## INSTRUCTIONS TO FOLLOW:
List each line in which the string "matplotlib" appears.

## SUPPLIED MATERIAL:
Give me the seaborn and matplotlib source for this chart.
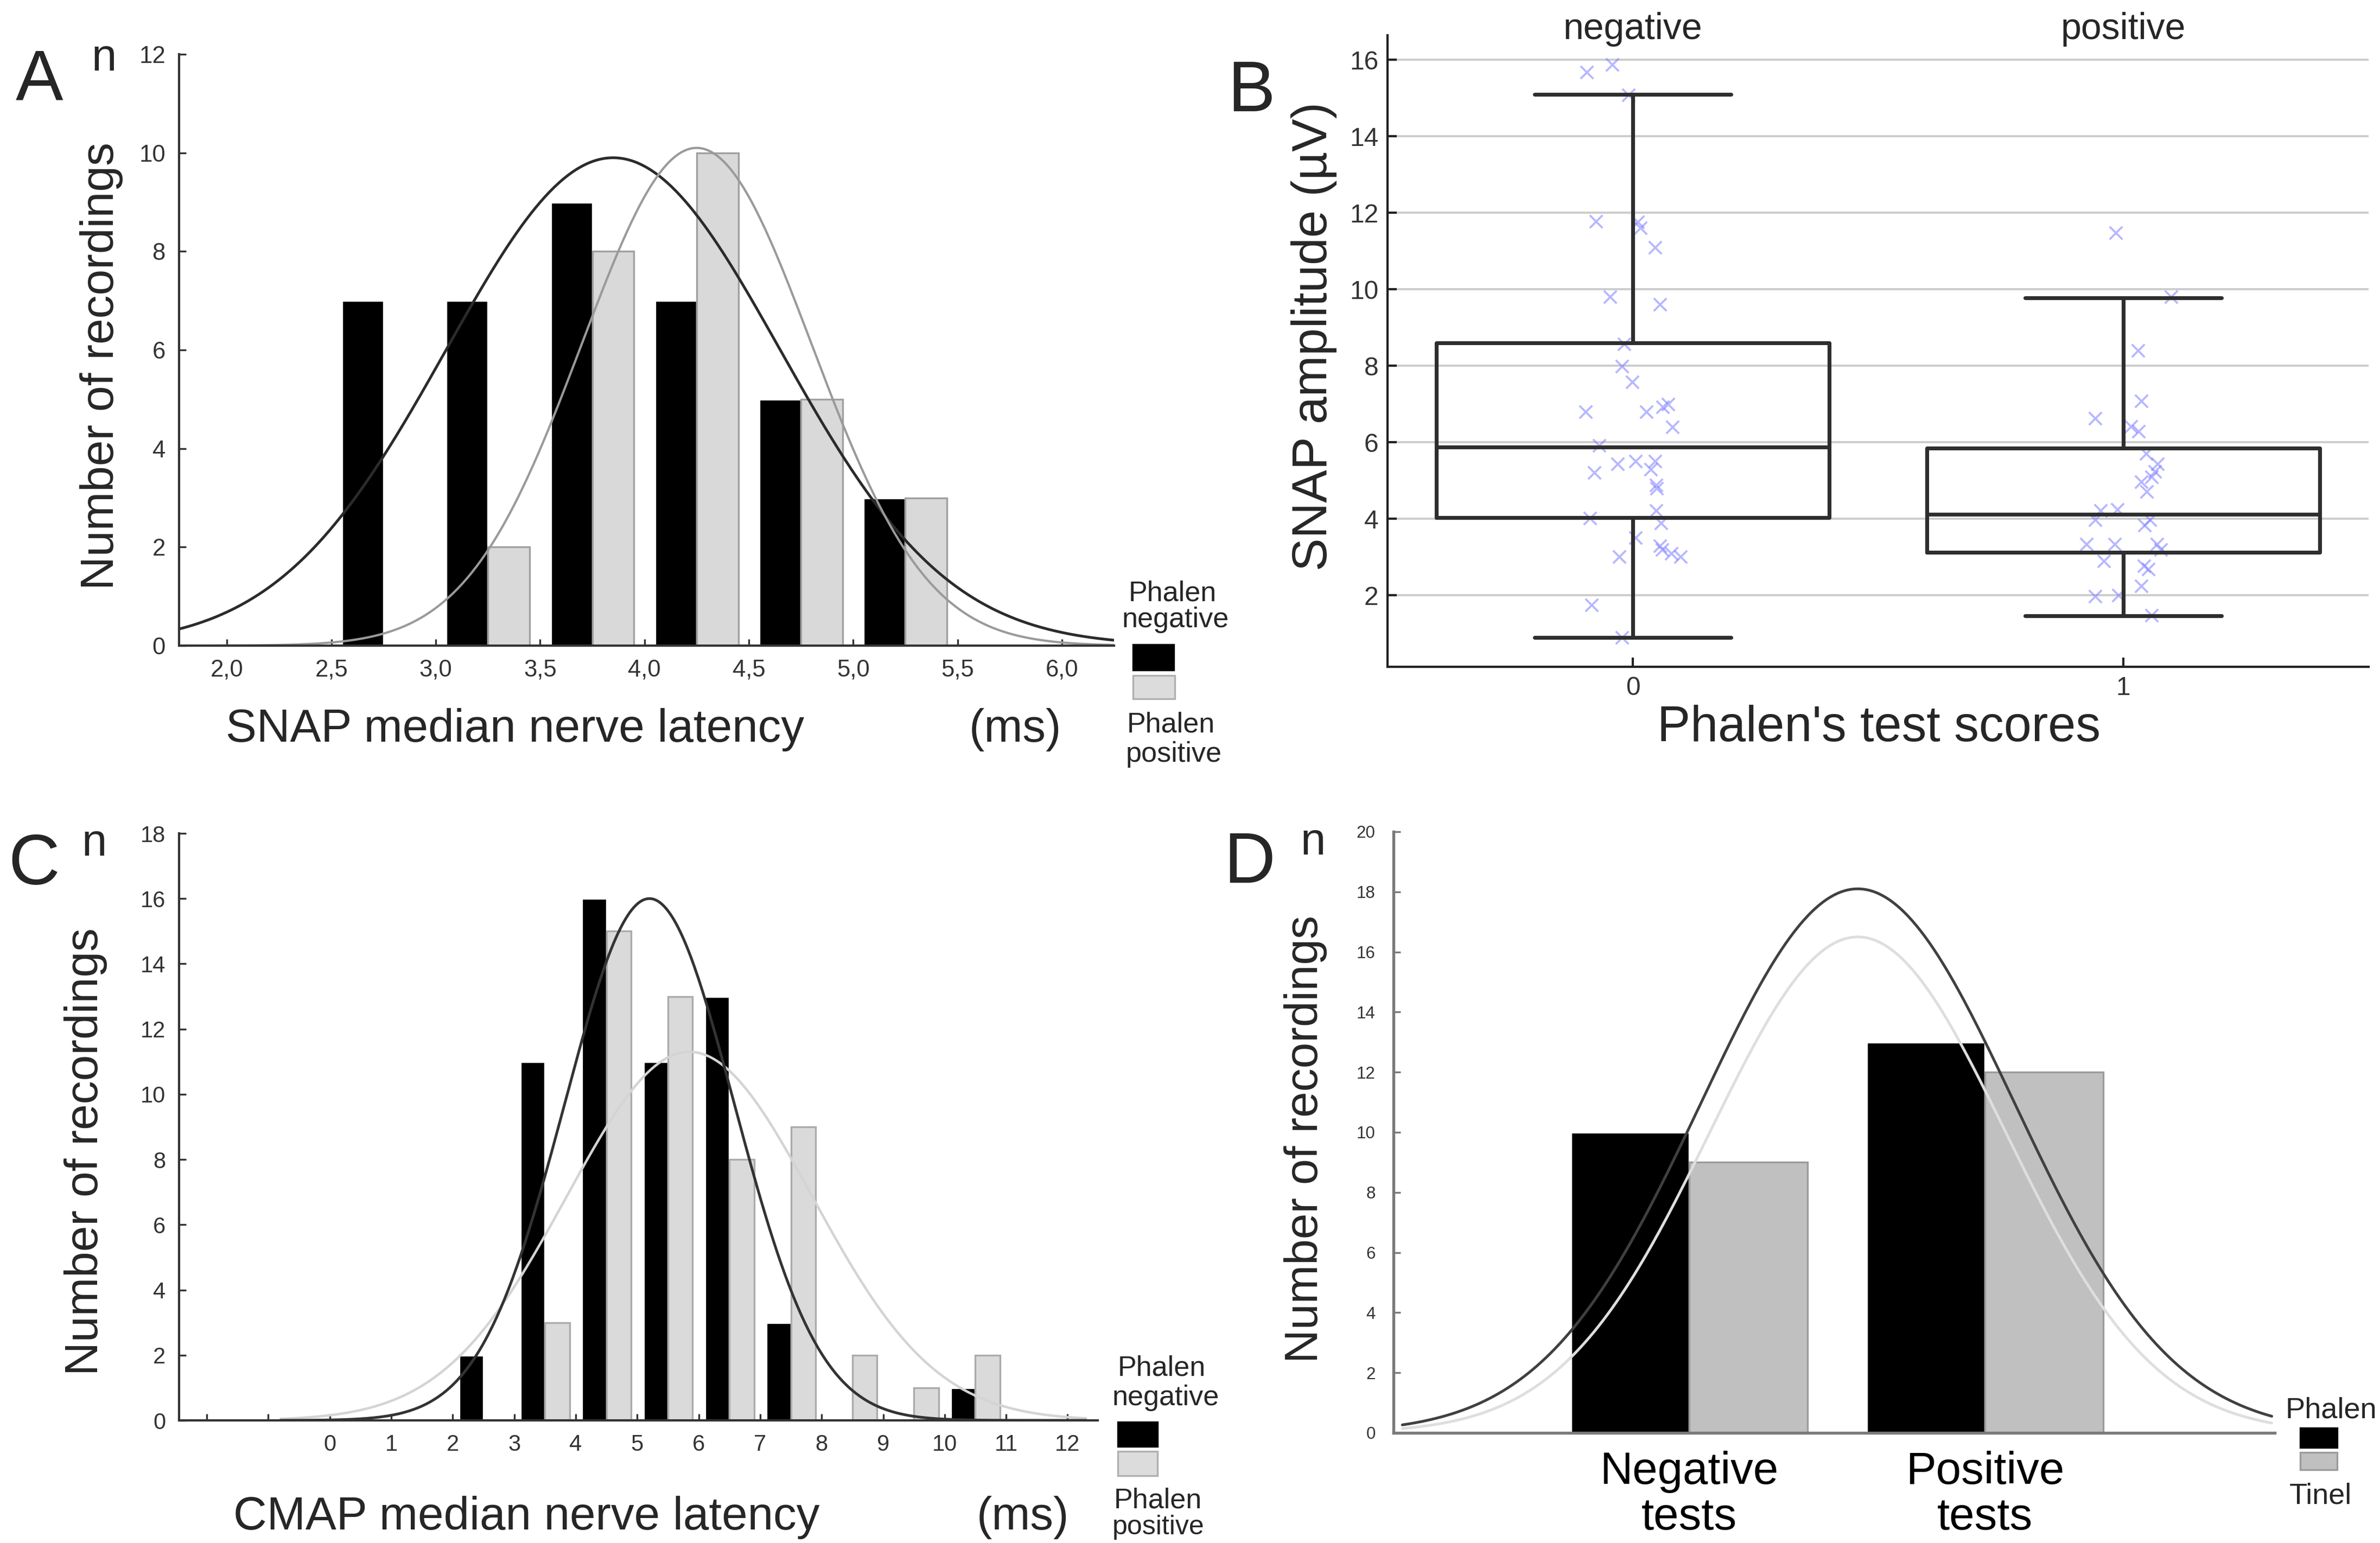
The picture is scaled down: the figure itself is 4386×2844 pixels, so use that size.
import numpy as np
import pandas as pd
import seaborn as sns
import matplotlib.pyplot as plt
from matplotlib.patches import Rectangle
from matplotlib.ticker import FuncFormatter
from matplotlib.transforms import blended_transform_factory

# ---------------- values ----------------
# A: SNAP median nerve latency histogram (bin centres in ms)
snap_bins = [2.75, 3.25, 3.75, 4.25, 4.75, 5.25]
snap_neg = [7, 7, 9, 7, 5, 3]
snap_pos = [0, 2, 8, 10, 5, 3]
snap_fit_mean = [3.85, 4.25]      # fitted normal curves (negative, positive)
snap_fit_sd = [0.80, 0.55]
snap_fit_peak = [9.9, 10.1]
snap_xticks = [2.0, 2.5, 3.0, 3.5, 4.0, 4.5, 5.0, 5.5, 6.0]

# B: SNAP amplitude by Phalen's test score
box_neg = [0.90, 4.03, 5.88, 8.60, 15.10]   # whisker lo, Q1, median, Q3, whisker hi
box_pos = [1.47, 3.12, 4.12, 5.84, 9.78]
amp_neg = [15.67, 15.87, 15.08, 11.78, 11.76, 11.60, 11.09, 9.80, 9.60, 8.57,
           7.99, 7.58, 6.79, 6.79, 6.92, 6.99, 6.40, 5.91, 5.21, 5.43,
           5.50, 5.50, 5.30, 4.88, 4.80, 4.01, 4.22, 3.89, 3.51, 3.30,
           3.20, 3.10, 3.01, 3.01, 1.74, 0.90]
jit_neg = [-0.094, -0.042, -0.009, -0.075, 0.010, 0.016, 0.045, -0.046, 0.055, -0.018,
           -0.022, -0.001, -0.096, 0.028, 0.061, 0.072, 0.081, -0.069, -0.079, -0.031,
           0.006, 0.045, 0.037, 0.048, 0.049, -0.087, 0.048, 0.057, 0.006, 0.055,
           0.060, 0.078, 0.097, -0.028, -0.084, -0.022]
amp_pos = [11.48, 9.80, 8.40, 7.08, 6.62, 6.42, 6.29, 5.70, 5.43, 5.24,
           5.10, 4.97, 4.71, 3.98, 4.22, 4.25, 3.98, 3.83, 3.33, 3.33,
           3.33, 3.20, 2.90, 2.77, 2.69, 2.24, 1.98, 2.00, 1.48]
jit_pos = [-0.016, 0.097, 0.030, 0.036, -0.058, 0.015, 0.031, 0.046, 0.070, 0.064,
           0.057, 0.036, 0.048, -0.058, -0.046, -0.012, 0.054, 0.043, -0.075, -0.018,
           0.069, 0.076, -0.040, 0.042, 0.051, 0.036, -0.058, -0.010, 0.058]
score_labels = ['negative', 'positive']

# C: CMAP median nerve latency histogram
cmap_bins = [2.5, 3.5, 4.5, 5.5, 6.5, 7.5, 8.5, 9.5, 10.5]
cmap_neg = [2, 11, 16, 11, 13, 3, 0, 0, 1]
cmap_pos = [0, 3, 15, 13, 8, 9, 2, 1, 2]
cmap_fit_mean = [5.2, 5.85]
cmap_fit_sd = [1.38, 2.0]
cmap_fit_peak = [16.0, 11.3]
cmap_xticks = list(range(-2, 13))

# D: negative / positive tests
test_groups = ['Negative\ntests', 'Positive\ntests']
phalen_counts = [10, 13]
tinel_counts = [9, 12]
test_fit_mean = [0.57, 0.57]       # Phalen, Tinel
test_fit_sd = [0.53, 0.50]
test_fit_peak = [18.1, 16.5]

# ---------------- figure ----------------
W, H = 4386, 2844
DPI = 300

sns.set_style('ticks')
plt.rcParams['font.family'] = ['Liberation Sans', 'DejaVu Sans']

fig = plt.figure(figsize=(W / DPI, H / DPI), dpi=DPI)


def fx(px):
    return px / W


def fy(py):
    return 1 - py / H


def add_ax(l, t, r, b):
    return fig.add_axes([l / W, 1 - b / H, (r - l) / W, (b - t) / H])


def normal_curve(x, mean, sd, peak):
    return peak * np.exp(-0.5 * ((x - mean) / sd) ** 2)


def style_axes(ax, spine_color, lsize, lw=1.0):
    sns.despine(ax=ax)
    for s in ['left', 'bottom']:
        ax.spines[s].set_color(spine_color)
        ax.spines[s].set_linewidth(lw)
    ax.tick_params(direction='in', length=3, width=0.8, color=spine_color,
                   labelsize=lsize, labelcolor='#333333', pad=6)
    ax.set_xlabel('')
    ax.set_ylabel('')


def legend_box(l, t, r, b, face, edge):
    fig.add_artist(Rectangle((fx(l), fy(b)), (r - l) / W, (b - t) / H,
                             transform=fig.transFigure, facecolor=face,
                             edgecolor=edge, linewidth=0.8))


# ---- A ----
ax_a = add_ax(330, 100, 2053, 1190)
snap_df = pd.DataFrame({'latency': snap_bins * 2,
                        'count': snap_neg + snap_pos,
                        'Phalen': ['negative'] * len(snap_bins) + ['positive'] * len(snap_bins)})
sns.barplot(data=snap_df, x='latency', y='count', hue='Phalen',
            hue_order=['negative', 'positive'],
            palette={'negative': 'black', 'positive': '#d9d9d9'},
            native_scale=True, width=0.8, gap=0, errorbar=None, saturation=1,
            legend=False, linewidth=0.8, ax=ax_a)
for bar in ax_a.containers[1]:
    bar.set_edgecolor('#a0a0a0')
xs = np.linspace(1.77, 6.25, 400)
sns.lineplot(x=xs, y=normal_curve(xs, snap_fit_mean[0], snap_fit_sd[0], snap_fit_peak[0]),
             color='#2b2b2b', linewidth=1.2, ax=ax_a)
sns.lineplot(x=xs, y=normal_curve(xs, snap_fit_mean[1], snap_fit_sd[1], snap_fit_peak[1]),
             color='#9a9a9a', linewidth=1.0, ax=ax_a)
ax_a.set_xlim(1.77, 6.25)
ax_a.set_ylim(0, 12)
ax_a.set_xticks(snap_xticks)
ax_a.xaxis.set_major_formatter(FuncFormatter(lambda v, p: f"{v:.1f}".replace('.', ',')))
ax_a.set_yticks(range(0, 13, 2))
style_axes(ax_a, '#333333', 10.5)

fig.text(fx(29), fy(184), 'A', fontsize=31.5, va='baseline', ha='left')
fig.text(fx(169), fy(130), 'n', fontsize=20, va='baseline', ha='left')
fig.text(fx(187), fy(675), 'Number of recordings', fontsize=20.6, rotation=90,
         ha='center', va='center')
fig.text(fx(416), fy(1367), 'SNAP median nerve latency', fontsize=20.5, va='baseline')
fig.text(fx(1786), fy(1367), '(ms)', fontsize=20.5, va='baseline')
fig.text(fx(2080), fy(1107), 'Phalen', fontsize=12.5, va='baseline')
fig.text(fx(2068), fy(1156), 'negative', fontsize=12.5, va='baseline')
legend_box(2088, 1188, 2163, 1235, 'black', 'black')
legend_box(2088, 1245, 2165, 1288, '#dcdcdc', '#b0b0b0')
fig.text(fx(2077), fy(1349), 'Phalen', fontsize=12.5, va='baseline')
fig.text(fx(2075), fy(1404), 'positive', fontsize=12.5, va='baseline')

# ---- B ----
ax_b = add_ax(2557, 65, 4365, 1229)
box_df = pd.DataFrame({'score': [0] * 5 + [1] * 5, 'amp': box_neg + box_pos})
sns.boxplot(data=box_df, x='score', y='amp', whis=(0, 100), width=0.8, fill=False,
            color='#2e2e2e', linewidth=1.7, ax=ax_b)
# whisker caps half as wide as the boxes
for line in ax_b.lines:
    xd = np.asarray(line.get_xdata(), dtype=float)
    yd = np.asarray(line.get_ydata(), dtype=float)
    if len(xd) == 2 and yd[0] == yd[1] and 0 < xd[1] - xd[0] < 0.5:
        c = xd.mean()
        line.set_xdata([c - 0.2, c + 0.2])
pts_x = np.concatenate([np.array(jit_neg), 1 + np.array(jit_pos)])
pts_y = amp_neg + amp_pos
sns.scatterplot(x=pts_x, y=pts_y, marker='x', color='#7c7cff', alpha=0.55, s=32,
                linewidth=0.9, legend=False, ax=ax_b)
ax_b.set_xlim(-0.5, 1.5)
ax_b.set_ylim(0.13, 16.64)
ax_b.set_yticks(range(2, 17, 2))
ax_b.yaxis.grid(True, color='#cbcbcb', linewidth=0.9)
ax_b.set_axisbelow(True)
style_axes(ax_b, '#222222', 11.5)
ax_b.tick_params(length=4, width=1.0, pad=4)
top_tr = blended_transform_factory(ax_b.transData, fig.transFigure)
for i, lab in enumerate(score_labels):
    ax_b.text(i, fy(72), lab, transform=top_tr, fontsize=16.3, ha='center', va='baseline')

fig.text(fx(2262), fy(205), 'B', fontsize=31.5, va='baseline', ha='left')
fig.text(fx(2421), fy(620), 'SNAP amplitude (µV)', fontsize=21.8, rotation=90,
         ha='center', va='center')
fig.text(fx(3462), fy(1366), "Phalen's test scores", fontsize=22, ha='center', va='baseline')

# ---- C ----
ax_c = add_ax(330, 1536, 2023, 2618)
cmap_df = pd.DataFrame({'latency': cmap_bins * 2,
                        'count': cmap_neg + cmap_pos,
                        'Phalen': ['negative'] * len(cmap_bins) + ['positive'] * len(cmap_bins)})
sns.barplot(data=cmap_df, x='latency', y='count', hue='Phalen',
            hue_order=['negative', 'positive'],
            palette={'negative': 'black', 'positive': '#dadada'},
            native_scale=True, width=0.8, gap=0, errorbar=None, saturation=1,
            legend=False, linewidth=0.8, ax=ax_c)
for bar in ax_c.containers[1]:
    bar.set_edgecolor('#ababab')
xs = np.linspace(-0.8, 12.3, 400)
sns.lineplot(x=xs, y=normal_curve(xs, cmap_fit_mean[1], cmap_fit_sd[1], cmap_fit_peak[1]),
             color='#d4d4d4', linewidth=1.1, ax=ax_c)
sns.lineplot(x=xs, y=normal_curve(xs, cmap_fit_mean[0], cmap_fit_sd[0], cmap_fit_peak[0]),
             color='#333333', linewidth=1.2, ax=ax_c)
ax_c.set_xlim(-2.45, 12.49)
ax_c.set_ylim(0, 18)
ax_c.set_xticks(cmap_xticks)
ax_c.set_xticklabels(['' if t < 0 else str(t) for t in cmap_xticks])
ax_c.set_yticks(range(0, 19, 2))
style_axes(ax_c, '#333333', 10)

fig.text(fx(15), fy(1630), 'C', fontsize=31.5, va='baseline', ha='left')
fig.text(fx(150), fy(1577), 'n', fontsize=20, va='baseline', ha='left')
fig.text(fx(158), fy(2123), 'Number of recordings', fontsize=20.6, rotation=90,
         ha='center', va='center')
fig.text(fx(430), fy(2819), 'CMAP median nerve latency', fontsize=20.5, va='baseline')
fig.text(fx(1800), fy(2819), '(ms)', fontsize=20.5, va='baseline')
fig.text(fx(2060), fy(2536), 'Phalen', fontsize=12.5, va='baseline')
fig.text(fx(2050), fy(2590), 'negative', fontsize=12.5, va='baseline')
legend_box(2060, 2621, 2133, 2666, 'black', 'black')
legend_box(2060, 2675, 2133, 2720, '#dcdcdc', '#b0b0b0')
fig.text(fx(2053), fy(2779), 'Phalen', fontsize=12.5, va='baseline')
fig.text(fx(2050), fy(2828), 'positive', fontsize=12, va='baseline')

# ---- D ----
ax_d = add_ax(2568, 1533, 4192, 2641)
test_df = pd.DataFrame({'group': test_groups * 2,
                        'count': phalen_counts + tinel_counts,
                        'test': ['Phalen'] * 2 + ['Tinel'] * 2})
sns.barplot(data=test_df, x='group', y='count', hue='test', hue_order=['Phalen', 'Tinel'],
            palette={'Phalen': 'black', 'Tinel': '#c0c0c0'}, width=0.8, gap=0,
            errorbar=None, saturation=1, legend=False, linewidth=0.8, ax=ax_d)
for bar in ax_d.containers[1]:
    bar.set_edgecolor('#9c9c9c')
xs = np.linspace(-0.97, 1.97, 400)
sns.lineplot(x=xs, y=normal_curve(xs, test_fit_mean[1], test_fit_sd[1], test_fit_peak[1]),
             color='#dedede', linewidth=1.2, ax=ax_d)
sns.lineplot(x=xs, y=normal_curve(xs, test_fit_mean[0], test_fit_sd[0], test_fit_peak[0]),
             color='#404040', linewidth=1.2, ax=ax_d)
ax_d.set_xlim(-1.0, 1.98)
ax_d.set_ylim(0, 20)
ax_d.set_yticks(range(0, 21, 2))
style_axes(ax_d, '#7a7a7a', 7.5, lw=1.3)
ax_d.tick_params(axis='y', pad=8)
ax_d.set_xticks([0, 1])
ax_d.set_xticklabels(test_groups, fontsize=20, color='black', linespacing=1.1)
ax_d.tick_params(axis='x', length=0, pad=8, labelcolor='black')

fig.text(fx(2255), fy(1627), 'D', fontsize=31.5, va='baseline', ha='left')
fig.text(fx(2397), fy(1575), 'n', fontsize=20, va='baseline', ha='left')
fig.text(fx(2406), fy(2100), 'Number of recordings', fontsize=20.6, rotation=90,
         ha='center', va='center')
fig.text(fx(4212), fy(2614), 'Phalen', fontsize=13, va='baseline')
legend_box(4239, 2632, 4307, 2668, 'black', 'black')
legend_box(4239, 2677, 4307, 2709, '#c0c0c0', '#9c9c9c')
fig.text(fx(4219), fy(2772), 'Tinel', fontsize=13, va='baseline')

fig.savefig('out.png', dpi=DPI)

## REPLY:
Give me the seaborn and matplotlib source for this chart.
import matplotlib.pyplot as plt
from matplotlib.patches import Rectangle
from matplotlib.ticker import FuncFormatter
from matplotlib.transforms import blended_transform_factory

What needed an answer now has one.